We believe using CardioSafe 3D and LiverSafe 3D for our drug rescue programs is the highest-value near term commercial application of the human cells we produce and the novel, customized bioassay systems we have designed and developed. Our drug rescue activities are currently focused on producing for our internal drug development pipeline new, safer variants of still-promising cancer drug candidates previously discovered, optimized and tested for efficacy by pharmaceutical companies and others but terminated before FDA approval due to unexpected heart toxicity.

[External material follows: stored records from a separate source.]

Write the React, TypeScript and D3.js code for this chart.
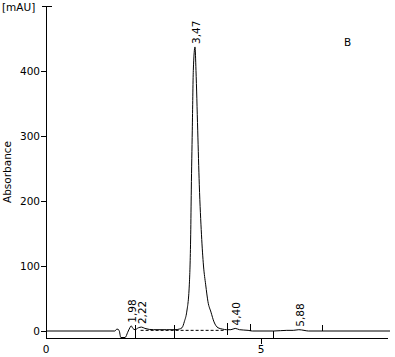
import React from "react";
import * as d3 from "d3";

// Chromatogram signal (time in min, absorbance in mAU)
const times = [0, 1.6, 1.65, 1.7, 1.74, 1.84, 1.9, 1.95, 1.98, 2.02, 2.07, 2.15, 2.22, 2.3, 2.5, 2.8, 3.0, 3.1, 3.163, 3.22, 3.272, 3.333, 3.365, 3.379, 3.402, 3.426, 3.465, 3.488, 3.528, 3.565, 3.616, 3.663, 3.714, 3.767, 3.837, 3.907, 4.0, 4.1, 4.2, 4.3, 4.4, 4.5, 4.7, 4.8, 5.3, 5.6, 5.75, 5.88, 6.0, 6.1, 8.0];
const absorbance = [0, 0, 3, 1, -10, -10, -2, 5, 8, 4, 2, 5, 6, 4, 2, 2, 2, 3, 5, 15, 29, 71, 148, 217, 309, 401, 437, 401, 309, 225, 148, 100, 71, 45, 29, 14, 5, 3, 2, 2, 4, 2, 1, 0, 0, 1, 1, 2, 1, 0, 0];

// Peak labels
const peakLabels = ["1,98", "2,22", "3,47", "4,40", "5,88"];
const peakTimes = [1.98, 2.22, 3.47, 4.40, 5.88];
const peakHeights = [8, 6, 437, 4, 2];

// Integration markers
const markerTimes = [2.07, 2.977, 4.226, 4.76, 5.286, 6.435];
const markerTops = [10, 9, 13, 11, 0, 9];
const markerBottoms = [-10, -10, -6, 0, -11, 0];

// Dashed baseline
const baseStart = [2.2, 1];
const baseEnd = [4.15, 1];

// Axes
const yTicks = [0, 100, 200, 300, 400];
const xTicks = [0, 5];
const xDomain = [0, 8];
const yDomain = [0, 500];

const W = 395;
const H = 357;
const FONT = "'DejaVu Sans', Verdana, sans-serif";

export default function App() {
  const x = d3.scaleLinear().domain(xDomain).range([46, 390]);
  const y = d3.scaleLinear().domain(yDomain).range([331, 6]);
  const axisY = 338;

  const pts: [number, number][] = times.map((t, i) => [t, absorbance[i]]);
  const line = d3
    .line<[number, number]>()
    .x((d) => x(d[0]))
    .y((d) => y(d[1]))
    .curve(d3.curveMonotoneX);

  return (
    <svg
      width={W}
      height={H}
      style={{ position: "absolute", left: 0, top: 0, background: "#fff" }}
      fontFamily={FONT}
    >
      <rect x={0} y={0} width={W} height={H} fill="#fff" />
      {/* axes */}
      <line x1={x(0)} x2={x(0)} y1={y(500)} y2={axisY} stroke="#000" shapeRendering="crispEdges" />
      <line x1={x(0)} x2={388} y1={axisY} y2={axisY} stroke="#000" shapeRendering="crispEdges" />
      <line x1={x(0) - 4} x2={x(0) + 6} y1={y(500)} y2={y(500)} stroke="#000" shapeRendering="crispEdges" />
      {yTicks.map((v) => (
        <g key={"yt" + v}>
          <line x1={x(0) - 5} x2={x(0)} y1={y(v)} y2={y(v)} stroke="#000" shapeRendering="crispEdges" />
          <text x={x(0) - 6} y={y(v) + 4} textAnchor="end" fontSize={10.5} fill="#000">
            {v}
          </text>
        </g>
      ))}
      {xTicks.map((v) => (
        <g key={"xt" + v}>
          {v !== 0 && (
            <line x1={x(v)} x2={x(v)} y1={axisY} y2={axisY + 6} stroke="#000" shapeRendering="crispEdges" />
          )}
          <text x={x(v)} y={353} textAnchor="middle" fontSize={10.5} fill="#000">
            {v}
          </text>
        </g>
      ))}
      <text x={2} y={11} fontSize={10.5} fill="#000">[mAU]</text>
      <text
        transform={`translate(11, 172) rotate(-90)`}
        textAnchor="middle"
        fontSize={10.5}
        fill="#000"
      >
        Absorbance
      </text>
      <text x={344} y={46} fontSize={10.5} fill="#000">B</text>

      {/* dashed baseline */}
      <line
        x1={x(baseStart[0])}
        y1={y(baseStart[1])}
        x2={x(baseEnd[0])}
        y2={y(baseEnd[1])}
        stroke="#000"
        strokeDasharray="3,2"
      />

      {/* signal */}
      <path d={line(pts) || ""} fill="none" stroke="#000" strokeWidth={1} />

      {/* integration markers */}
      {markerTimes.map((t, i) => (
        <line
          key={"m" + i}
          x1={x(t)}
          x2={x(t)}
          y1={y(markerTops[i])}
          y2={y(markerBottoms[i])}
          stroke="#000"
          shapeRendering="crispEdges"
        />
      ))}

      {/* peak labels */}
      {peakLabels.map((lab, i) => (
        <text
          key={"p" + i}
          transform={`translate(${x(peakTimes[i]) + 5}, ${y(peakHeights[i]) - 3}) rotate(-90)`}
          fontSize={10.5}
          fill="#000"
        >
          {lab}
        </text>
      ))}
    </svg>
  );
}
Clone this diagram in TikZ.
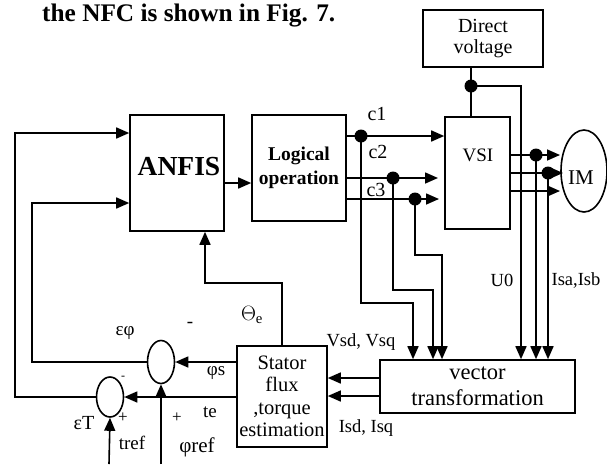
\documentclass[tikz,border=0pt]{standalone}
\usepackage{fontspec}
\setmainfont{Liberation Serif}
\usetikzlibrary{arrows.meta,shapes.geometric}
\begin{document}
\begin{tikzpicture}[x=1pt,y=-1pt,
  box/.style={draw,line width=1.6pt,inner sep=0pt},
  arr/.style={line width=1.6pt,-{Triangle[length=13pt,width=11pt]}},
  ln/.style={line width=1.6pt},
  jdot/.style={circle,fill,inner sep=0pt,minimum size=13pt},
  lbl/.style={font=\fontsize{18.5}{20}\selectfont,inner sep=0pt},
  sml/.style={font=\fontsize{19}{21}\selectfont,inner sep=0pt},
  sumc/.style={ellipse,draw,line width=1.6pt,inner sep=0pt}]
\useasboundingbox (0,0) rectangle (607,464);

% title
\node[anchor=base west,font=\bfseries\fontsize{25.3}{28}\selectfont,inner sep=0pt] (title) at (42,21) {the NFC is shown in Fig. 7.};

% blocks
\node[box,minimum width=94pt,minimum height=116pt] (anfis) at (177,173) {};
\node[font=\bfseries\fontsize{27.5}{30}\selectfont,inner sep=0pt] (anfist) at (179,167) {ANFIS};
\node[box,minimum width=94pt,minimum height=106pt,align=center,font=\bfseries\fontsize{19.5}{24}\selectfont] (logic) at (299,168) {Logical\\operation};
\node[box,minimum width=120pt,minimum height=57pt,align=center,font=\fontsize{20}{21}\selectfont] (dv) at (483,38.5) {Direct\\voltage};
\node[box,minimum width=65pt,minimum height=112pt] (vsi) at (477.5,173) {};
\node[font=\fontsize{19}{22}\selectfont,inner sep=0pt] (vsit) at (478,155) {VSI};
\node[ellipse,draw,line width=1.6pt,minimum width=46pt,minimum height=82pt,inner sep=0pt] (im) at (584,171) {};
\node[font=\fontsize{21}{24}\selectfont,inner sep=0pt] (imt) at (581,178) {IM};
\node[box,minimum width=90pt,minimum height=101pt,align=center,font=\fontsize{20.5}{22.5}\selectfont] (stator) at (282,396.5) {Stator\\flux\\,torque\\estimation};
\node[box,minimum width=195pt,minimum height=53pt,align=center,font=\fontsize{22.5}{26}\selectfont] (vec) at (477.5,386.5) {vector\\transformation};
\node[sumc,minimum width=27pt,minimum height=43pt] (s1) at (161,362) {};
\node[sumc,minimum width=27pt,minimum height=40pt] (s2) at (110,397) {};

% helper coordinates
\coordinate (d1) at (361,136);
\coordinate (d2) at (393,178);
\coordinate (d3) at (415,199);
\coordinate (c2e) at (438,178);
\coordinate (c3e) at (439,199);
\coordinate (v1) at (413,303);
\coordinate (v2) at (433,290);
\coordinate (v3) at (442,255);
\coordinate (dd) at (471,86);
\coordinate (u0) at (521,86);
\coordinate (o1) at (536,155);
\coordinate (o2) at (548,173);
\coordinate (o3) at (548,191);
\coordinate (i1) at (560,155);
\coordinate (i2) at (563,173);
\coordinate (i3) at (560,191);
\coordinate (w1) at (400,378);
\coordinate (w2) at (400,396);
\coordinate (l1) at (32,203);
\coordinate (l2) at (15,133);
\coordinate (tr) at (109,464);
\coordinate (pr) at (161,464);
\coordinate (th) at (205,283);
\coordinate (ay) at (230,183);

% ANFIS -> logic
\draw[arr] (anfis.east |- ay) -- (logic.west |- ay);

% c1, c2, c3
\draw[ln] (logic.east |- d1) -- (d1);
\draw[arr] (d1) -- (vsi.west |- d1);
\draw[ln] (logic.east |- d2) -- (d2);
\draw[arr] (d2) -- (c2e);
\draw[ln] (logic.east |- d3) -- (d3);
\draw[arr] (d3) -- (c3e);
\draw[arr] (d1) |- (v1) -- (vec.north -| v1);
\draw[arr] (d2) |- (v2) -- (vec.north -| v2);
\draw[arr] (d3) |- (v3) -- (vec.north -| v3);

% direct voltage
\draw[ln] (dv.south -| dd) -- (vsi.north -| dd);
\draw[arr] (dd) -- (u0) -- (vec.north -| u0);

% VSI outputs
\draw[arr] (vsi.east |- o1) -- (i1);
\draw[arr] (vsi.east |- o2) -- (i2);
\draw[arr] (vsi.east |- o3) -- (i3);
\draw[arr] (o1) -- (vec.north -| o1);
\draw[arr] (o2) -- (vec.north -| o2);

% vector -> stator
\draw[arr] (vec.west |- w1) -- (stator.east |- w1);
\draw[arr] (vec.west |- w2) -- (stator.east |- w2);

% stator -> sums
\draw[arr] (stator.west |- s1.east) -- (s1.east);
\draw[arr] (stator.west |- s2.east) -- (s2.east);

% sums -> ANFIS
\draw[arr] (s1.west) -| (l1) -- (anfis.west |- l1);
\draw[arr] (s2.west) -| (l2) -- (anfis.west |- l2);

% references
\draw[arr] (tr) -- (s2.south);
\draw[arr] (pr) -- (s1.south);

% theta feedback
\draw[arr] (stator.north) |- (th) -- (anfis.south -| th);

% junction dots
\node[jdot] (jd1) at (d1) {};
\node[jdot] (jd2) at (d2) {};
\node[jdot] (jd3) at (d3) {};
\node[jdot] (jdd) at (dd) {};
\node[jdot] (jo1) at (o1) {};
\node[jdot] (jo2) at (o2) {};

% labels
\node[lbl,font=\fontsize{20}{22}\selectfont] (lc1) at (377,114) {c1};
\node[lbl,font=\fontsize{20}{22}\selectfont] (lc2) at (378,152) {c2};
\node[lbl,font=\fontsize{20}{22}\selectfont] (lc3) at (376,190) {c3};
\node[lbl] (lu0) at (502,280) {U0};
\node[lbl] (lisab) at (576,280) {Isa,Isb};
\node[lbl] (lvsd) at (361,342) {Vsd, Vsq};
\node[lbl] (lisd) at (366,428) {Isd, Isq};
\node[font=\fontsize{21}{23}\selectfont,inner sep=0pt] (lth) at (252,315) {$\Theta_{\mathrm{e}}$};
\node[sml] (lef) at (125,333) {εφ};
\node[sml] (lm1) at (190,325) {-};
\node[sml] (lps) at (216,373) {φs};
\node[sml] (lte) at (210,412) {te};
\node[sml,font=\fontsize{17}{18}\selectfont] (lp1) at (177,418) {+};
\node[sml,font=\fontsize{21}{23}\selectfont] (lpr) at (197,447) {φref};
\node[sml,font=\fontsize{20}{22}\selectfont] (let) at (84,423) {εT};
\node[sml,font=\fontsize{17}{18}\selectfont] (lp2) at (123,418) {+};
\node[sml,font=\fontsize{12}{12}\selectfont] (lm2) at (123,378) {-};
\node[sml] (ltr) at (132,443) {tref};
\end{tikzpicture}
\end{document}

We refer to these still-promising new drug candidates as Drug Rescue Candidates™. Our drug rescue strategy involves using CardioSafe 3D to assess the toxicity that caused the Drug Rescue Candidates to be terminated, and then apply our human biological insight to produce a new, safer version of each terminated Drug Rescue Candidate and develop it internally as a new, proprietary drug candidate. We refer to the new, proprietary, safer versions of Drug Rescue Candidates we are focused on producing as Drug Rescue Variants™. We intend to develop each optimized Drug Rescue Variant internally to establish preclinical proof-of-concept (POC), as to both efficacy and safety, in customary in vitro and in vivo models, as well as in CardioSafe 3D.
Regenerative medicine and drug discovery
Although we believe the best and most valuable near term commercial application of our stem cell technology platform is for small molecule drug rescue and development, we also believe stem cell technology-based regenerative medicine has the potential to transform healthcare in the U.S. over the next two decades by altering the fundamental mechanisms of disease and help slow rapidly rising healthcare costs in the U.S. We plan to explore nonclinical opportunities to leverage our stem cell technology platform for regenerative medicine purposes, with emphasis on developing novel human disease models for discovery of small molecule drugs and biologics with regenerative and therapeutic potential. Among our key objectives will be to explore regenerative medicine opportunities through pilot nonclinical proof-of-concept studies, after which we intend to assess any potential opportunities for further development and commercialization of therapeutically and commercially promising regenerative medicine programs, either on our own or with strategic partners.